Real / New / Fathers 4 Justice (or someone with unexplained access to one of their banners) have been messing with an ancient chalk horse monument in the name of open justice. I know that some F4J related chaps have a penchant for painting things purple but I’m at a loss to understand the symbolic significance of a big white horse in the context of an open justice / equality agenda. But then I’m also still secretly amused at the apparent naivety with which oh-so-macho superheroes gaily daub public monuments with a colour strongly associated with the gay pride movement. Juvenile I know – perhaps this qualifies me for honorary membership?
Anyway, I was particularly tickled by the suggestion (in the BBC report of this – link above) by the Real F4J spokesman that they “should’ve picked a legitimate target like a court house“. A positively watertight defence to a criminal damage charge, that one.

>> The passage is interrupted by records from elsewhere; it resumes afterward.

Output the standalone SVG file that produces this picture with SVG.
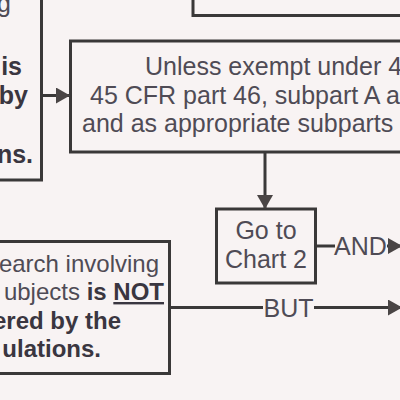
<svg xmlns="http://www.w3.org/2000/svg" width="400" height="400" viewBox="0 0 400 400">
<style>
.bg{fill:#f8f3f3}
.box{fill:none;stroke:#3a3838;stroke-width:3}
.ln{fill:none;stroke:#3a3838;stroke-width:3}
.t{font-family:"Liberation Sans",Arial,sans-serif;font-size:25px;fill:#4f4b55}
.s{font-size:24px}
.b{font-weight:bold;fill:#3a3640}
</style>
<defs>
<marker id="ah" viewBox="0 0 14 16" refX="13" refY="8" markerWidth="14" markerHeight="16" orient="auto" markerUnits="userSpaceOnUse">
<path d="M0,0 L14,8 L0,16 z" fill="#4a4545"/>
</marker>
</defs>
<rect class="bg" x="0" y="0" width="400" height="400"/>
<g id="node-topleft">
<rect class="box" x="-20" y="-20" width="61.5" height="200"/>
<text class="t" x="-3" y="12">g</text>
<text class="t b" x="22" y="75" text-anchor="end">is</text>
<text class="t b" x="28" y="103.5" text-anchor="end">by</text>
<text class="t b" x="33" y="163" text-anchor="end">ns.</text>
</g>
<g id="node-topright">
<rect class="box" x="193" y="-20" width="230" height="35.5"/>
</g>
<g id="node-middle">
<rect class="box" x="70.5" y="41" width="360" height="111"/>
<text class="t" x="145" y="75">Unless exempt under 4</text>
<text class="t" x="90" y="103.5">45 CFR part 46, subpart A a</text>
<text class="t" x="82" y="131.5">and as appropriate subparts</text>
</g>
<g id="node-goto">
<rect class="box" x="216.5" y="209" width="99" height="74"/>
<text class="t" x="266" y="239" text-anchor="middle">Go to</text>
<text class="t" x="266" y="268" text-anchor="middle">Chart 2</text>
</g>
<g id="node-bottomleft">
<rect class="box" x="-20" y="241.5" width="189.5" height="132"/>
<text class="t s" x="159" y="272" text-anchor="end">earch involving</text>
<text class="t s" x="164" y="300" text-anchor="end">ubjects <tspan class="b">is </tspan><tspan class="b" text-decoration="underline">NOT</tspan></text>
<text class="t s b" x="121" y="328.5" text-anchor="end">ered by the</text>
<text class="t s b" x="101" y="357" text-anchor="end">ulations.</text>
</g>
<g id="connectors">
<line class="ln" x1="41.5" y1="95.5" x2="69" y2="95.5" marker-end="url(#ah)"/>
<line class="ln" x1="265" y1="152" x2="265" y2="208" marker-end="url(#ah)"/>
<line class="ln" x1="315" y1="246" x2="335" y2="246"/>
<text class="t" x="360.5" y="255" text-anchor="middle">AND</text>
<line class="ln" x1="387" y1="246" x2="401" y2="246" marker-end="url(#ah)"/>
<line class="ln" x1="169.5" y1="307.5" x2="263" y2="307.5"/>
<text class="t" x="288.5" y="316.5" text-anchor="middle">BUT</text>
<line class="ln" x1="314" y1="307.5" x2="401" y2="307.5" marker-end="url(#ah)"/>
</g>
</svg>
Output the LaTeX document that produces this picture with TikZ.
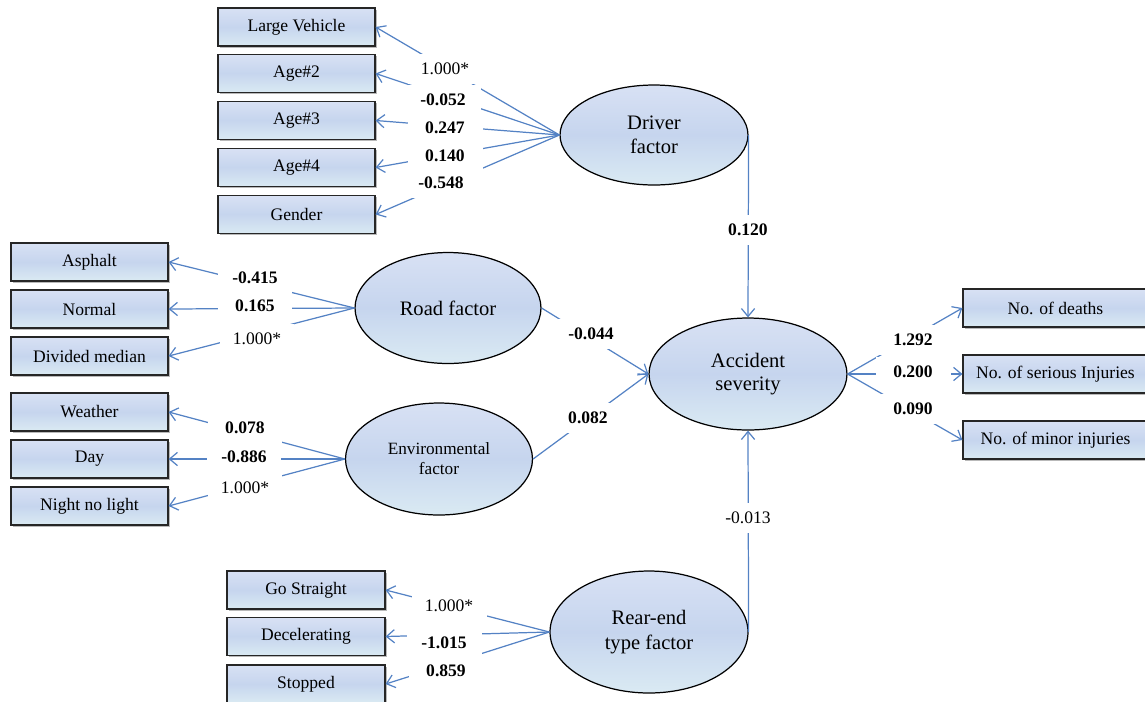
\documentclass[tikz,border=0pt]{standalone}
\usepackage{fontspec}
\setmainfont{Liberation Serif}
\usetikzlibrary{shapes.geometric,arrows.meta,shadows}
\definecolor{linkblue}{RGB}{84,130,196}
\definecolor{filltop}{RGB}{216,225,244}
\definecolor{fillmid}{RGB}{198,213,238}
\definecolor{fillbot}{RGB}{218,234,243}
\tikzset{
  item/.style={draw=black!85, line width=0.7pt, top color=filltop, bottom color=fillbot, middle color=fillmid,
    minimum width=3.14cm, minimum height=0.76cm, inner sep=0pt, font=\fontsize{10}{12}\selectfont,
    drop shadow={shadow xshift=0.9pt, shadow yshift=-0.9pt, opacity=0.55}},
  factor/.style={ellipse, draw=black, line width=0.7pt, top color=filltop, bottom color=fillbot, middle color=fillmid,
    inner sep=0pt, align=center, font=\fontsize{11.7}{13.5}\selectfont},
  link/.style={draw=linkblue, line width=0.7pt, -{Straight Barb[length=4.5pt,width=7.5pt]}},
  coef/.style={fill=white, inner sep=0pt, minimum width=1.5cm, minimum height=0.6cm, font=\fontsize{10}{12}\selectfont\bfseries},
  fixed/.style={coef, font=\fontsize{10}{12}\selectfont}
}
\begin{document}
\begin{tikzpicture}[x=0.02cm, y=-0.02cm]
            \useasboundingbox (0,0) rectangle (1145,701);
            \clip (0,0) rectangle (1145,701);
            \node[item] (largeveh) at (296.5,27) {Large Vehicle};
            \node[item] (age2) at (296.5,73.5) {Age\#2};
            \node[item] (age3) at (296.5,120.5) {Age\#3};
            \node[item] (age4) at (296.5,167.5) {Age\#4};
            \node[item] (gender) at (296.5,214.5) {Gender};
            \node[item] (asphalt) at (89.5,262) {Asphalt};
            \node[item] (normal) at (89.5,309) {Normal};
            \node[item] (divided) at (89.5,356) {Divided median};
            \node[item] (weather) at (89.5,412) {Weather};
            \node[item] (day) at (89.5,459) {Day};
            \node[item] (night) at (89.5,506) {Night no light};
            \node[item, minimum width=3.16cm] (straight) at (306,590) {Go Straight};
            \node[item, minimum width=3.16cm] (decel) at (306,636.5) {Decelerating};
            \node[item, minimum width=3.16cm] (stopped) at (306,684) {Stopped};
            \node[item, minimum width=3.7cm] (deaths) at (1055.5,308) {No. of deaths};
            \node[item, minimum width=3.7cm] (serious) at (1055.5,374) {No. of serious Injuries};
            \node[item, minimum width=3.7cm] (minor) at (1055.5,440) {No. of minor injuries};
            \node[factor, minimum width=3.76cm, minimum height=2cm] (driver) at (654,135) {Driver\\factor};
            \node[factor, minimum width=3.72cm, minimum height=2.22cm] (road) at (448,308) {Road factor};
            \node[factor, minimum width=3.74cm, minimum height=2.24cm, font=\fontsize{9.8}{11.3}\selectfont] (env) at (439,459) {Environmental\\factor};
            \node[factor, minimum width=3.96cm, minimum height=2.24cm] (severity) at (748,374) {Accident\\severity};
            \node[factor, minimum width=3.96cm, minimum height=2.44cm, font=\fontsize{11.7}{14.5}\selectfont] (rear) at (649,632) {Rear-end\\type factor};
            \draw[link] (driver.west) -- (largeveh.east);
            \draw[link] (driver.west) -- (age2.east);
            \draw[link] (driver.west) -- (age3.east);
            \draw[link] (driver.west) -- (age4.east);
            \draw[link] (driver.west) -- (gender.east);
            \draw[link] (road.west) -- (asphalt.east);
            \draw[link] (road.west) -- (normal.east);
            \draw[link] (road.west) -- (divided.east);
            \draw[link] (env.west) -- (weather.east);
            \draw[link] (env.west) -- (day.east);
            \draw[link] (env.west) -- (night.east);
            \draw[link] (rear.west) -- (straight.east);
            \draw[link] (rear.west) -- (decel.east);
            \draw[link] (rear.west) -- (stopped.east);
            \draw[link] (severity.east) -- (deaths.west);
            \draw[link] (severity.east) -- (serious.west);
            \draw[link] (severity.east) -- (minor.west);
            \draw[link] (driver.east) -- (severity.north);
            \draw[link] (road.east) -- (severity.west);
            \draw[link] (env.east) -- (severity.west);
            \draw[link] (rear.east) -- (severity.south);
            \node[fixed] (cdrv1) at (445,69) {1.000*};
            \node[coef] (cdrv2) at (443,100) {-0.052};
            \node[coef] (cdrv3) at (445,128) {0.247};
            \node[coef] (cdrv4) at (445,156) {0.140};
            \node[coef] (cdrv5) at (441,183) {-0.548};
            \node[coef] (croad1) at (255,278) {-0.415};
            \node[coef] (croad2) at (255,306) {0.165};
            \node[fixed] (croad3) at (257,339) {1.000*};
            \node[coef] (cenv1) at (245,428) {0.078};
            \node[coef] (cenv2) at (244,457) {-0.886};
            \node[fixed] (cenv3) at (245,488) {1.000*};
            \node[fixed] (crear1) at (449,606) {1.000*};
            \node[coef] (crear2) at (444,643) {-1.015};
            \node[coef] (crear3) at (446,671) {0.859};
            \node[coef] (csev1) at (913,340) {1.292};
            \node[coef] (csev2) at (913,372) {0.200};
            \node[coef] (csev3) at (913,409) {0.090};
            \node[coef] (cdriver) at (748,230) {0.120};
            \node[coef] (croad) at (591,334) {-0.044};
            \node[coef] (cenv) at (588,418) {0.082};
            \node[fixed] (crear) at (748,518) {-0.013};
        \end{tikzpicture}
\end{document}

Having become obsessed myself with the apparent purple fetish at large in the father’s rights movement, I am rather hoping that Cadbury’s Dairy Milk agree to sponsor New / Real / Popular People’s F4J and that they are able to borrow the Dairy Milk gorilla’s costume for use in scaling up the Statue of Justice at the RCJ. They could unfurl a glorious purple banner sporting the logos of both Cadbury’s and “[Insert prefix of choice here]F4J”, and could broadcast ‘Something in the Air Tonight’ from a large ghetto blaster hung off one of the scales of Justice. But on the other hand perhaps XF4J are not the ‘glass and a half full’ kind of guys that Cadbury’s are looking for to represent their brand. And perhaps that would in fact just be a stupid stunt that would rather tend to play into the hands of those who would argue that opening up the family courts would expose children to the risks that some individuals would publish information in ways that were detrimental to their welfare. Perhaps.
PS In case anyone has a sense of humour failure over this post I am in no way intending to suggest that Cadbury’s are associated with F4J (or any other Father’s Rights Group with similar name) or vice versa, nor that any Father’s Rights Group or member thereof resemble gorillas, have any particular sexual preference or fondness for the music of Phil Collins and I categorically do not express any view as to the existence of any superpower which any such individual may or may not be in possession of. And I do not condone vandalism, criminal damage, trespass or dressing up as a comic book or cartoon character when over the age of 18 on the grounds that they are, well, criminal. I have however eaten a whole giant bar of Dairy Milk whilst writing this post.